Franz Kafka es por muchas razones un nombre imprescindible de la literatura universal. Obras como La metamorfosis y El proceso son paradigmas de la narrativa del siglo XX y ejercen todavía hoy una enorme influencia en escritores y artistas de todo el mundo. La capacidad de Kafka para representar con una sobriedad extrema la alienación del individuo en las sociedades modernas y el absurdo pero ubicuo poder de las grises burocracias, lo han convertido además en un autor imprescindible para entender los mecanismos psicológicos del control totalitario.
Su breve cuento “Ante la ley”, publicado inicialmente en Un médico rural (1919), es una inquietante parábola que invita a pensar en la mansedumbre y el acatamiento como obstáculos en la búsqueda de la justicia.
Ante la ley
Ante la Ley hay un guardián. Un campesino se presenta frente a este guardián, y solicita que le permita entrar en la Ley. Pero el guardián contesta que por ahora no puede dejarlo entrar. El hombre reflexiona y pregunta si más tarde lo dejarán entrar.
—Tal vez —dice el centinela—, pero no por ahora.
La puerta que da a la Ley está abierta, como de costumbre; cuando el guardián se hace a un lado, el hombre se inclina a espiar. El guardián lo ve, se sonríe y le dice:
—Si tu deseo es tan grande, haz la prueba de entrar a pesar de mi prohibición. Pero recuerda que soy poderoso. Y solo soy el último de los guardianes. Entre salón y salón también hay guardianes, cada uno más poderoso que el otro. Ya el tercer guardián es tan terrible que no puedo mirarlo siquiera.
El campesino no había previsto estas dificultades. La Ley debería ser siempre accesible para todos, piensa, pero al fijarse en el guardián, con su abrigo de pieles, su nariz grande y aguileña, su barba negra de tártaro, rala y negra, decide que le conviene más esperar. El guardián le da un escabel y le permite sentarse a un costado de la puerta.
Allí espera días y años. Intenta infinitas veces entrar y fatiga al guardián con sus súplicas. Con frecuencia el guardián conversa brevemente con él, le hace preguntas sobre su país y sobre muchas otras cosas. Pero son preguntas indiferentes, como las de los grandes señores, y, finalmente, siempre le repite que no puede dejarlo entrar.
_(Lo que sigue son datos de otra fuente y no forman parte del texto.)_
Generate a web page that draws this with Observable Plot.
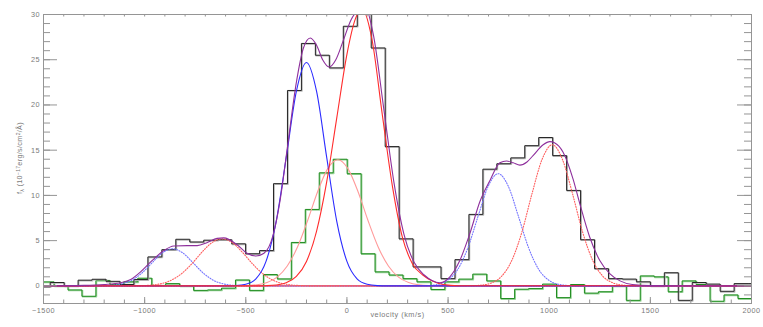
<!DOCTYPE html>
<html><head><meta charset="utf-8">
<script src="https://cdn.jsdelivr.net/npm/d3@7"></script>
<script src="https://cdn.jsdelivr.net/npm/@observablehq/plot@0.6"></script>
<style>body{margin:0;background:#fff} svg{display:block}</style>
</head><body><div id="chart"></div>
<script>
// ---- axis ticks ----
const xTicks = [-1500, -1000, -500, 0, 500, 1000, 1500, 2000];
const xMinorTicks = d3.range(-1500, 2001, 100);
const yTicks = [0, 5, 10, 15, 20, 25, 30];
const yMinorTicks = d3.range(-1, 31, 1);

// ---- observed spectrum (black histogram): bin edges (km/s) and flux ----
const blackEdges = [-1536,-1467,-1398,-1329,-1260,-1191,-1122,-1053,-984,-915,-846,-777,-708,-639,-570,-501,-432,-363,-294,-225,-156,-87,-18,51,120,189,258,327,396,465,534,603,672,741,810,879,948,1017,1086,1155,1224,1293,1362,1431,1500,1569,1638,1707,1776,1845,1914,1983,2052];
const blackFlux = [-0.1,0.37,0.0,0.63,0.73,0.5,0.15,0.7,3.2,4.0,5.15,4.85,5.05,5.1,4.65,3.55,3.9,11.3,21.6,26.8,25.5,24.1,28.7,31,26.3,15.4,5.2,2.1,2.1,0.8,2.9,7.9,12.9,13.5,14.15,15.5,16.4,14.4,10.55,5.1,1.9,0.8,0.75,0.45,0.0,1.45,-1.6,0.37,0.2,-0.6,0.25,0.25];

// ---- second spectrum (green histogram) ----
const greenEdges = [-1517,-1448,-1379,-1310,-1241,-1172,-1103,-1034,-965,-896,-827,-758,-689,-620,-551,-482,-413,-344,-275,-206,-137,-68,1,70,139,208,277,346,415,484,553,622,691,760,829,898,967,1036,1105,1174,1243,1312,1381,1450,1519,1588,1657,1726,1795,1864,1933,2002];
const greenFlux = [0.44,0.0,-0.45,-1.15,0.6,0.15,0.45,0.85,0.05,0.25,0.0,-0.5,-0.45,-0.25,0.65,-0.5,1.25,0.77,4.8,8.45,12.5,14.0,12.4,3.55,1.55,1.2,0.8,0.45,-0.4,0.45,0.75,1.3,0.55,-1.4,-0.37,-0.3,0.2,-1.3,0.15,-0.8,-0.65,0.0,-1.6,1.1,1.0,-0.65,0.55,0.15,-1.7,-1.0,-1.4];

// ---- fitted components ----
const blueSolidV = [-1500,-600,-550,-500,-450,-400,-350,-300,-250,-200,-150,-100,-50,0,50,100,150,200,2000];
const blueSolidF = [0,0,0.03,0.17,0.77,2.7,7.1,14.2,21.5,24.7,21.5,14.2,7.1,2.7,0.77,0.17,0.03,0,0];

const redSolidV = [-1500,-450,-400,-350,-300,-250,-200,-150,-100,-50,0,40,75,125,175,225,275,325,375,425,475,550,2000];
const redSolidF = [0,0,0.02,0.09,0.34,1.04,2.7,6.06,11.5,18.6,25.6,29.4,30.6,27.1,18.9,11.0,5.3,2.4,1.2,0.5,0.15,0.02,0];

const pinkSolidV = [-1500,-550,-495,-445,-395,-345,-295,-245,-195,-145,-95,-45,5,55,105,155,205,255,305,355,405,500,2000];
const pinkSolidF = [0,0,0.035,0.12,0.37,0.97,2.2,4.27,7.17,10.4,12.96,13.95,12.96,10.4,7.17,4.27,2.2,0.97,0.37,0.12,0.035,0,0];

const blueDotLeftV = [-1500,-1262,-1212,-1162,-1112,-1062,-1012,-962,-912,-862,-812,-762,-712,-662,-612,-562,-512,-462,2000];
const blueDotLeftF = [0,0,0.02,0.06,0.23,0.64,1.45,2.58,3.65,4.1,3.65,2.58,1.45,0.64,0.23,0.06,0.02,0,0];

const redDotLeftV = [-1500,-1067,-1017,-967,-917,-867,-817,-767,-717,-667,-617,-567,-517,-467,-417,-367,-317,-267,-217,-167,2000];
const redDotLeftF = [0,0,0.024,0.085,0.25,0.64,1.36,2.44,3.72,4.78,5.2,4.78,3.72,2.44,1.36,0.64,0.25,0.085,0.024,0,0];

const blueDotRightV = [-1500,350,398,448,498,548,598,648,698,748,798,848,898,948,998,1048,1098,1150,2000];
const blueDotRightF = [0,0,0.034,0.16,0.62,1.82,4.21,7.67,11.0,12.4,11.0,7.67,4.21,1.82,0.62,0.16,0.034,0,0];

const redDotRightV = [-1500,560,615,665,715,765,815,865,915,965,1015,1065,1115,1165,1215,1265,1315,1365,1415,1470,2000];
const redDotRightF = [0,0,0.016,0.08,0.33,1.07,2.81,5.95,10.2,14.0,15.6,14.0,10.2,5.95,2.81,1.07,0.33,0.08,0.016,0,0];

const totalV = [-1500,-1300,-1200,-1119,-1069,-1020,-970,-905,-856,-790,-740,-690,-642,-609,-543,-494,-450,-410,-365,-330,-296,-250,-215,-181,-150,-120,-88,-55,-20,20,49,82,132,182,232,282,332,382,420,460,509,558,608,657,707,756,789,822,855,890,920,970,1003,1028,1068,1118,1151,1200,1250,1299,1350,1411,1500,2000];
const totalF = [0,0.05,0.15,0.35,0.7,1.55,2.65,3.9,4.4,4.45,4.45,4.8,5.25,5.3,4.55,3.6,3.3,3.6,5.6,9.5,15.0,22.5,26.3,27.4,26.6,25.0,24.2,25.0,27.0,29.4,30.4,31.2,27.6,19.6,11.5,5.7,2.6,1.2,0.6,0.35,1.0,2.8,5.8,9.3,11.65,13.6,13.8,13.6,13.35,13.7,14.4,15.6,15.95,15.8,14.8,11.8,9.1,5.4,2.8,1.36,0.55,0.15,0.03,0];

// ---- build tables ----
const steps = (edges, vals) => vals.map((f, i) => ({v: edges[i], f})).concat([{v: edges[vals.length], f: vals[vals.length - 1]}]);
const pts = (V, F) => V.map((v, i) => ({v, f: F[i]}));

const blackRows = steps(blackEdges, blackFlux);
const greenRows = steps(greenEdges, greenFlux);

const curve = (V, F, stroke, extra = {}) =>
  Plot.line(pts(V, F), {x: "v", y: "f", stroke, strokeWidth: 1.1, curve: "monotone-x", clip: true, ...extra});

const dotted = {strokeDasharray: "1 1.6", strokeWidth: 1.1};
const tickColor = "#959595";
const textColor = "#7a7a7a";

// frame size (for tick lengths measured in pixels)
const W = 763, H = 327, mL = 43, mR = 12, mT = 14, mB = 24;
const fw = W - mL - mR, fh = H - mT - mB;

const chart = Plot.plot({
  width: W, height: H,
  marginLeft: mL, marginRight: mR, marginTop: mT, marginBottom: mB,
  x: {domain: [-1500, 2000], label: null},
  y: {domain: [-1.95, 30], label: null},
  style: {fontFamily: "'Liberation Sans', Arial, sans-serif", fontSize: "7.3px", color: textColor, background: "#fff", letterSpacing: "0.5px"},
  marks: [
    Plot.ruleY([0], {stroke: "#ff3030", strokeWidth: 1}),
    Plot.line(greenRows, {x: "v", y: "f", curve: "step-after", stroke: "#9bd49b", strokeWidth: 1.5, dx: 0.6, dy: 0.6, clip: true}),
    Plot.line(greenRows, {x: "v", y: "f", curve: "step-after", stroke: "#1f8c1f", strokeWidth: 1, clip: true}),
    Plot.line(blackRows, {x: "v", y: "f", curve: "step-after", stroke: "#b8b8b8", strokeWidth: 1.5, dx: 0.6, dy: 0.6, clip: true}),
    Plot.line(blackRows, {x: "v", y: "f", curve: "step-after", stroke: "#262626", strokeWidth: 1, clip: true}),
    curve(pinkSolidV, pinkSolidF, "#ff9a9a"),
    curve(blueDotLeftV, blueDotLeftF, "#7474ff", dotted),
    curve(blueDotRightV, blueDotRightF, "#7474ff", dotted),
    curve(redDotLeftV, redDotLeftF, "#ff5c5c", dotted),
    curve(redDotRightV, redDotRightF, "#ff5c5c", dotted),
    curve(blueSolidV, blueSolidF, "#2b2bff"),
    curve(redSolidV, redSolidF, "#ff2b2b"),
    curve(totalV, totalF, "#8e2f9c"),
    Plot.frame({stroke: tickColor}),
    // inward ticks (bottom, top, left, right)
    Plot.tickX(xTicks, {x: d => d, stroke: tickColor, insetTop: fh - 6}),
    Plot.tickX(xMinorTicks, {x: d => d, stroke: tickColor, insetTop: fh - 3.5}),
    Plot.tickX(xMinorTicks, {x: d => d, stroke: tickColor, insetBottom: fh - 2.5}),
    Plot.tickY(yTicks, {y: d => d, stroke: tickColor, insetRight: fw - 14}),
    Plot.tickY(yMinorTicks, {y: d => d, stroke: tickColor, insetRight: fw - 7}),
    Plot.tickY(yTicks, {y: d => d, stroke: tickColor, insetLeft: fw - 14}),
    Plot.tickY(yMinorTicks, {y: d => d, stroke: tickColor, insetLeft: fw - 7}),
    // tick labels
    Plot.axisX(xTicks, {anchor: "bottom", tickSize: 0, tickPadding: 4, label: null, fill: textColor, tickFormat: d3.format("d")}),
    Plot.axisY(yTicks, {anchor: "left", tickSize: 0, tickPadding: 3.5, label: null, fill: textColor, tickFormat: d3.format("d")}),
    Plot.text(["velocity (km/s)"], {frameAnchor: "bottom", dy: 13, fill: textColor})
  ]
});

document.getElementById("chart").appendChild(chart);

// y-axis label with sub/superscripts
const svg = d3.select(chart);
const t = svg.append("text")
  .attr("transform", "translate(22,158) rotate(-90)")
  .attr("text-anchor", "middle")
  .attr("fill", textColor)
  .style("font-family", "'Liberation Sans', Arial, sans-serif")
  .style("font-size", "7.3px")
  .style("letter-spacing", "0.3px");
t.append("tspan").text("f");
t.append("tspan").attr("dy", 2).style("font-size", "5px").text("λ");
t.append("tspan").attr("dy", -2).text(" (10");
t.append("tspan").attr("dy", -2.5).style("font-size", "5px").text("−17");
t.append("tspan").attr("dy", 2.5).text("erg/s/cm");
t.append("tspan").attr("dy", -2.5).style("font-size", "5px").text("2");
t.append("tspan").attr("dy", 2.5).text("/Å)");
</script>
</body></html>
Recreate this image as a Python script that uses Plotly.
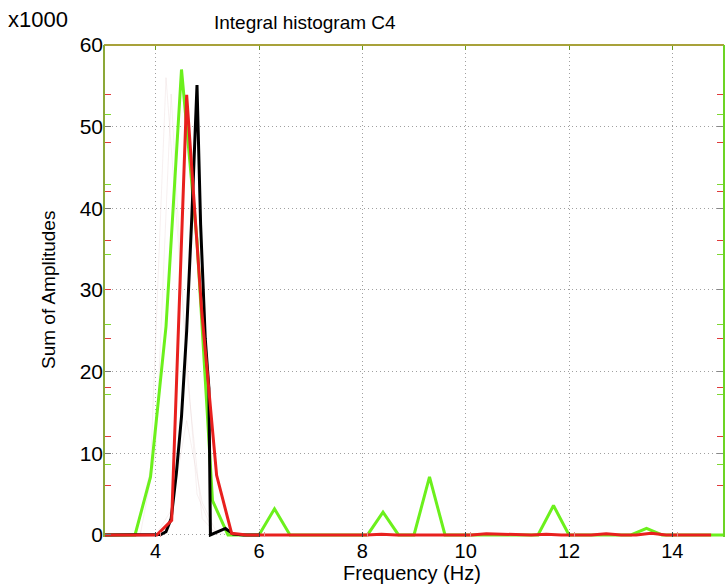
import plotly.graph_objects as go

# ---------------- data (Sum of Amplitudes, x1000) ----------------
freq_green = [3.0, 3.3, 3.6, 3.9, 4.2, 4.5, 4.8, 5.1, 5.4, 5.7, 6.0, 6.3, 6.6, 6.9, 7.2,
              7.5, 7.8, 8.1, 8.4, 8.7, 9.0, 9.3, 9.6, 9.9, 10.2, 10.5, 10.8, 11.1, 11.4,
              11.7, 12.0, 12.3, 12.6, 12.9, 13.2, 13.5, 13.8, 14.1, 14.4, 14.7, 15.0]
amp_green = [0, 0, 0, 7.1, 25.5, 57.0, 36.0, 4.2, 0, 0, 0, 3.2, 0, 0, 0,
             0, 0, 0, 2.8, 0, 0, 7.1, 0, 0, 0, 0, 0, 0, 0,
             3.6, 0, 0, 0, 0, 0, 0.8, 0, 0, 0, 0, 0]

freq_red = [2.86, 3.15, 3.44, 3.73, 4.02, 4.31, 4.60, 4.89, 5.18, 5.47, 5.76, 6.05, 6.34,
            6.63, 6.92, 7.21, 7.50, 7.79, 8.08, 8.37, 8.66, 8.95, 9.24, 9.53, 9.82, 10.11,
            10.40, 10.69, 10.98, 11.27, 11.56, 11.85, 12.14, 12.43, 12.72, 13.01, 13.30,
            13.59, 13.88, 14.17, 14.46, 14.75]
amp_red = [0, 0, 0, 0, 0, 1.8, 53.9, 27.5, 7.3, 0.2, 0, 0, 0,
           0, 0, 0, 0, 0, 0, 0.1, 0, 0, 0, 0, 0, 0,
           0.15, 0.1, 0, 0, 0.1, 0, 0, 0, 0.15, 0, 0,
           0.2, 0, 0, 0, 0]

freq_black = [3.0, 3.5, 4.0, 4.1, 4.2, 4.3, 4.4, 4.5, 4.6, 4.7, 4.8, 4.87, 4.96, 5.03,
              5.06, 5.2, 5.35, 5.5, 5.7, 6.0]
amp_black = [0, 0, 0, 0.05, 0.4, 2.0, 7.5, 14.5, 25.0, 39.0, 55.1, 38.0, 24.0, 18.0,
             0, 0.4, 0.8, 0.1, 0, 0]

# faint background curves
freq_faint1 = [3.6, 3.9, 4.2, 4.5, 4.8, 5.1, 5.4]
amp_faint1 = [0, 8, 56, 30, 5, 0.5, 0]
freq_faint2 = [3.7, 4.0, 4.3, 4.6, 4.9, 5.2]
amp_faint2 = [0, 10, 54, 20, 2, 0]
freq_faint3 = [4.0, 4.3, 4.6, 4.9, 5.2]
amp_faint3 = [0, 3, 14, 4, 0]

x_ticks = [4, 6, 8, 10, 12, 14]
y_ticks = [0, 10, 20, 30, 40, 50, 60]
red_ticks = [6, 12, 18, 24, 30, 36, 42, 48, 54]
green_ticks = [8.571, 17.143, 25.714, 34.286, 42.857, 51.429]
grey_ticks = [10, 20, 30, 40, 50]
x_red_ticks = [4.1, 6.1, 8.1, 10.1, 12.1, 14.1]

FONT = "Arial, Liberation Sans, sans-serif"
YR = [-0.25, 60]
GRID = "#a0a0a0"
GDASH = "1px,3px"

fig = go.Figure()

for fx, fy in [(freq_faint1, amp_faint1), (freq_faint2, amp_faint2), (freq_faint3, amp_faint3)]:
    fig.add_trace(go.Scatter(x=fx, y=fy, mode="lines",
                             line=dict(color="rgba(225,200,200,0.28)", width=1),
                             showlegend=False, hoverinfo="skip"))

fig.add_trace(go.Scatter(x=freq_green, y=amp_green, mode="lines",
                         line=dict(color="#6cf01c", width=3), showlegend=False))
fig.add_trace(go.Scatter(x=freq_black, y=amp_black, mode="lines",
                         line=dict(color="#000000", width=3), showlegend=False))
fig.add_trace(go.Scatter(x=freq_red, y=amp_red, mode="lines",
                         line=dict(color="#e8201e", width=3), showlegend=False))

# dummy traces so overlay axes are drawn
for xa, ya in [("x", "y2"), ("x", "y3"), ("x", "y4"), ("x", "y5"), ("x", "y6"),
               ("x2", "y"), ("x3", "y")]:
    fig.add_trace(go.Scatter(x=[None], y=[None], xaxis=xa, yaxis=ya,
                             showlegend=False, hoverinfo="skip"))

tick_axis = dict(range=YR, showgrid=False, zeroline=False, showline=False,
                 showticklabels=False, ticks="inside", ticklen=7, overlaying="y",
                 anchor="x")

fig.update_layout(
    width=726, height=585,
    margin=dict(l=104, r=2, t=45, b=48),
    paper_bgcolor="white", plot_bgcolor="white",
    font=dict(family=FONT, color="black"),
    xaxis=dict(range=[3, 15], tickvals=x_ticks, ticktext=[str(v) for v in x_ticks],
               showgrid=True, gridcolor=GRID, griddash=GDASH, gridwidth=1,
               zeroline=False, showline=False, ticks="inside", ticklen=5,
               tickcolor="#444", tickfont=dict(size=20, family=FONT)),
    yaxis=dict(range=YR, tickvals=y_ticks, ticktext=[str(v) for v in y_ticks],
               showgrid=True, gridcolor=GRID, griddash=GDASH, gridwidth=1,
               zeroline=False, showline=False, ticks="inside", ticklen=7,
               tickcolor="#777", tickfont=dict(size=21, family=FONT)),
    yaxis2=dict(tick_axis, side="left", tickvals=red_ticks, tickcolor="#e03a3a"),
    yaxis3=dict(tick_axis, side="right", tickvals=red_ticks, tickcolor="#e03a3a"),
    yaxis4=dict(tick_axis, side="left", tickvals=green_ticks, tickcolor="#7ed830"),
    yaxis5=dict(tick_axis, side="right", tickvals=green_ticks, tickcolor="#7ed830"),
    yaxis6=dict(tick_axis, side="right", tickvals=grey_ticks, tickcolor="#888"),
    xaxis2=dict(range=[3, 15], overlaying="x", anchor="y", side="top",
                tickvals=x_ticks, ticks="inside", ticklen=5, tickcolor="#6a9a20",
                showticklabels=False, showgrid=False, zeroline=False, showline=False),
    xaxis3=dict(range=[3, 15], overlaying="x", anchor="y", side="bottom",
                tickvals=x_red_ticks, ticks="inside", ticklen=5, tickcolor="#e09090",
                showticklabels=False, showgrid=False, zeroline=False, showline=False),
    shapes=[
        dict(type="line", xref="paper", yref="paper", x0=0, x1=1, y0=1, y1=1,
             line=dict(color="#a8a23a", width=2), layer="above"),
        dict(type="line", xref="paper", yref="paper", x0=0, x1=0, y0=0, y1=1,
             line=dict(color="#8ca838", width=2), layer="above"),
        dict(type="line", xref="paper", yref="paper", x0=1, x1=1, y0=0, y1=1,
             line=dict(color="#6cd424", width=2), layer="above"),
    ],
    annotations=[
        dict(text="x1000", xref="paper", yref="paper", x=(6 - 104) / 620, y=1 + (45 - 19) / 492,
             xanchor="left", yanchor="middle", showarrow=False,
             font=dict(size=22, family=FONT)),
        dict(text="Integral histogram C4", xref="paper", yref="paper",
             x=(305 - 104) / 620, y=1 + (45 - 22) / 492, xanchor="center", yanchor="middle",
             showarrow=False, font=dict(size=19, family=FONT)),
        dict(text="Frequency (Hz)", xref="paper", yref="paper",
             x=(412 - 104) / 620, y=-(573 - 537) / 492, xanchor="center", yanchor="middle",
             showarrow=False, font=dict(size=20, family=FONT)),
        dict(text="Sum of Amplitudes", xref="paper", yref="paper", textangle=-90,
             x=(48 - 104) / 620, y=(537 - 290) / 492, xanchor="center", yanchor="middle",
             showarrow=False, font=dict(size=19, family=FONT)),
    ],
)

fig.write_html("out.html")
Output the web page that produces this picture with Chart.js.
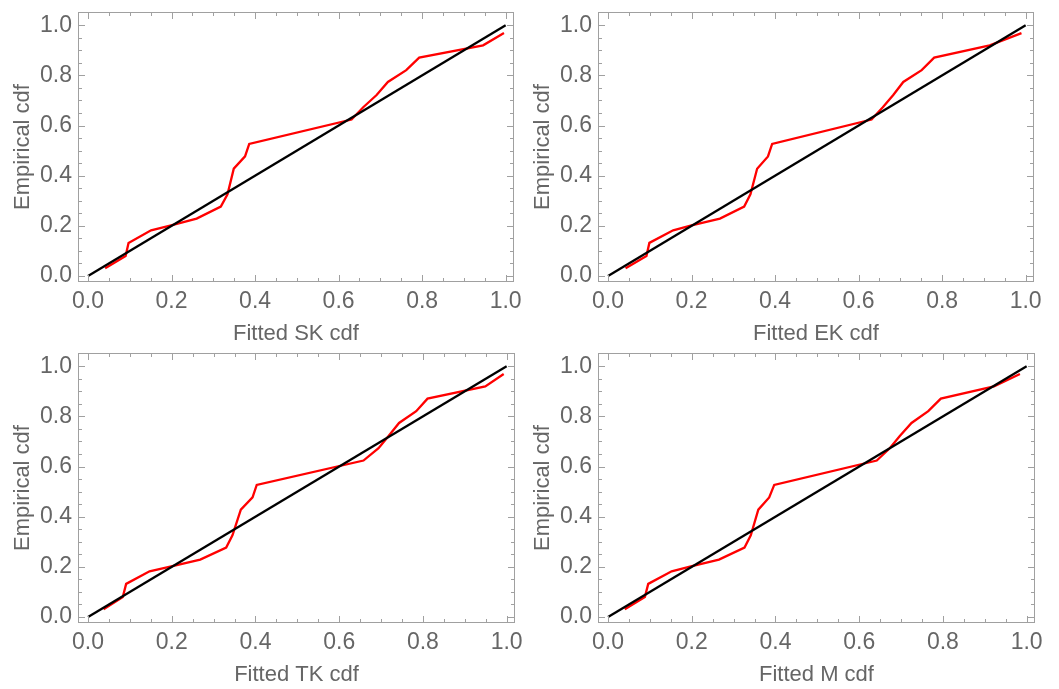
<!DOCTYPE html>
<html><head><meta charset="utf-8">
<script src="https://cdn.jsdelivr.net/npm/chart.js@4/dist/chart.umd.min.js"></script>
<style>
html,body{margin:0;padding:0;background:#fff;width:1059px;height:689px;overflow:hidden;}
canvas{position:absolute;}
</style></head><body>
<canvas id="c1" width="530" height="344" style="left:0;top:0"></canvas>
<canvas id="c2" width="530" height="344" style="left:520px;top:0"></canvas>
<canvas id="c3" width="530" height="348" style="left:0;top:341px"></canvas>
<canvas id="c4" width="530" height="348" style="left:520px;top:341px"></canvas>
<script>
// Empirical cdf values (shared by all four panels)
const empiricalCdf = [0.031,0.080,0.132,0.182,0.202,0.229,0.277,0.326,0.428,0.477,0.527,0.624,0.673,0.722,0.774,0.821,0.871,0.920,0.969];
// Fitted cdf values for each model
const fittedSK = [0.041,0.090,0.097,0.151,0.199,0.260,0.318,0.334,0.349,0.376,0.386,0.631,0.659,0.691,0.718,0.762,0.793,0.946,0.996];
const fittedEK = [0.042,0.092,0.099,0.156,0.200,0.268,0.326,0.341,0.357,0.383,0.393,0.631,0.658,0.683,0.707,0.751,0.781,0.914,0.990];
const fittedTK = [0.037,0.083,0.091,0.147,0.199,0.268,0.330,0.345,0.365,0.393,0.403,0.658,0.694,0.718,0.743,0.784,0.811,0.949,0.993];
const fittedM  = [0.040,0.088,0.096,0.152,0.198,0.265,0.326,0.341,0.359,0.385,0.397,0.642,0.673,0.697,0.725,0.765,0.795,0.922,0.984];
// Reference diagonal
const diagX = [0,1];
const diagY = [0,1];
// Tick values
const majorTicks = [0,0.2,0.4,0.6,0.8,1.0];
const minorTicks = [0.05,0.1,0.15,0.25,0.3,0.35,0.45,0.5,0.55,0.65,0.7,0.75,0.85,0.9,0.95];
const xTitles = ["Fitted SK cdf","Fitted EK cdf","Fitted TK cdf","Fitted M cdf"];
const yTitle = "Empirical cdf";

const TICKFONT = {family:"'Liberation Sans', Arial, sans-serif", size:23};
const TITLEFONT = {family:"'Liberation Sans', Arial, sans-serif", size:22};
const TXT = '#666666';
const FRAME = '#a0a0a0';

const framePlugin = {
  id:'frameTicks',
  afterDraw(chart){
    const {ctx, chartArea:a, scales:{x,y}} = chart;
    ctx.save();
    ctx.strokeStyle = FRAME;
    ctx.lineWidth = 1;
    ctx.strokeRect(Math.round(a.left)+0.5, Math.round(a.top)+0.5, Math.round(a.right-a.left)-1, Math.round(a.bottom-a.top)-1);
    const drawT = (vals, len) => {
      ctx.beginPath();
      vals.forEach(v=>{
        const px = Math.round(x.getPixelForValue(v))+0.5;
        ctx.moveTo(px, a.bottom); ctx.lineTo(px, a.bottom-len);
        ctx.moveTo(px, a.top); ctx.lineTo(px, a.top+len);
        const py = Math.round(y.getPixelForValue(v))+0.5;
        ctx.moveTo(a.left, py); ctx.lineTo(a.left+len, py);
        ctx.moveTo(a.right, py); ctx.lineTo(a.right-len, py);
      });
      ctx.stroke();
    };
    drawT(majorTicks, 7);
    drawT(minorTicks, 4);
    ctx.restore();
  }
};

function makeChart(id, fitted, xTitle, xAxisH, padRight, titleBottomPad){
  const redPts = fitted.map((v,i)=>({x:v, y:empiricalCdf[i]}));
  const diagPts = diagX.map((v,i)=>({x:v, y:diagY[i]}));
  new Chart(document.getElementById(id), {
    type:'scatter',
    data:{datasets:[
      {data:diagPts, showLine:true, borderColor:'#000000', borderWidth:2.3, pointRadius:0, order:0},
      {data:redPts, showLine:true, borderColor:'#ff0000', borderWidth:2.3, pointRadius:0, order:1}
    ]},
    options:{
      responsive:false, animation:false, events:[],
      layout:{padding:{top:12, right:padRight, left:0, bottom:0}},
      plugins:{legend:{display:false}, tooltip:{enabled:false}},
      scales:{
        x:{type:'linear', min:-0.024, max:1.02,
          grid:{display:false}, border:{display:false},
          afterBuildTicks:s=>{s.ticks = majorTicks.map(v=>({value:v}));},
          afterFit:s=>{s.height = xAxisH;},
          ticks:{font:TICKFONT, color:TXT, padding:-2, maxRotation:0, autoSkip:false, callback:v=>Number(v).toFixed(1)},
          title:{display:true, text:xTitle, font:TITLEFONT, color:TXT, padding:{top:0,bottom:titleBottomPad}}
        },
        y:{type:'linear', min:-0.024, max:1.053,
          grid:{display:false}, border:{display:false},
          afterBuildTicks:s=>{s.ticks = majorTicks.map(v=>({value:v}));},
          afterFit:s=>{s.width = 78;},
          ticks:{font:TICKFONT, color:TXT, padding:-2, autoSkip:false, callback:v=>Number(v).toFixed(1)},
          title:{display:true, text:yTitle, font:TITLEFONT, color:TXT, padding:{top:10,bottom:0}}
        }
      }
    },
    plugins:[framePlugin]
  });
}
makeChart('c1', fittedSK, xTitles[0], 62, 16, -3);
makeChart('c2', fittedEK, xTitles[1], 62, 16, -3);
makeChart('c3', fittedTK, xTitles[2], 66, 15, 1);
makeChart('c4', fittedM,  xTitles[3], 66, 15, 1);
</script>
</body></html>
El hombre, que se ha provisto de muchas cosas para el viaje, sacrifica todo, por valioso que sea, para sobornar al guardián. Este acepta todo, en efecto, pero le dice:
—Lo acepto para que no creas que has omitido ningún esfuerzo.
Durante esos largos años, el hombre observa casi continuamente al guardián: se olvida de los otros y le parece que este es el único obstáculo que lo separa de la Ley. Maldice su mala suerte, durante los primeros años audazmente y en voz alta; más tarde, a medida que envejece, solo murmura para sí. Retorna a la infancia, y como en su cuidadosa y larga contemplación del guardián ha llegado a conocer hasta las pulgas de su cuello de piel, también suplica a las pulgas que lo ayuden y convenzan al guardián. Finalmente, su vista se debilita, y ya no sabe si realmente hay menos luz, o si solo lo engañan sus ojos.
Pero en medio de la oscuridad se distingue un resplandor, que surge inextinguible de la puerta de la Ley. Ya le queda poco tiempo de vida. Antes de morir, todas las experiencias de esos largos años se confunden en su mente en una sola pregunta, que hasta ahora no ha formulado. Hace señas al guardián para que se acerque, ya que el rigor de la muerte comienza a endurecer su cuerpo.
El guardia se ve obligado a agacharse mucho para hablar con él, porque la disparidad de estaturas entre ambos ha aumentado bastante con el tiempo, para desmedro del campesino.
—¿Qué quieres saber ahora? —pregunta el guardián—. Eres insaciable.
—Todos se esfuerzan por llegar a la Ley —dice el hombre—; ¿cómo es posible entonces que durante tantos años nadie más que yo pretendiera entrar?
El guardián comprende que el hombre está por morir, y para que sus desfallecientes sentidos perciban sus palabras, le dice junto al oído con voz atronadora:
—Nadie podía pretenderlo, porque esta puerta era solamente para ti. Ahora voy a cerrarla.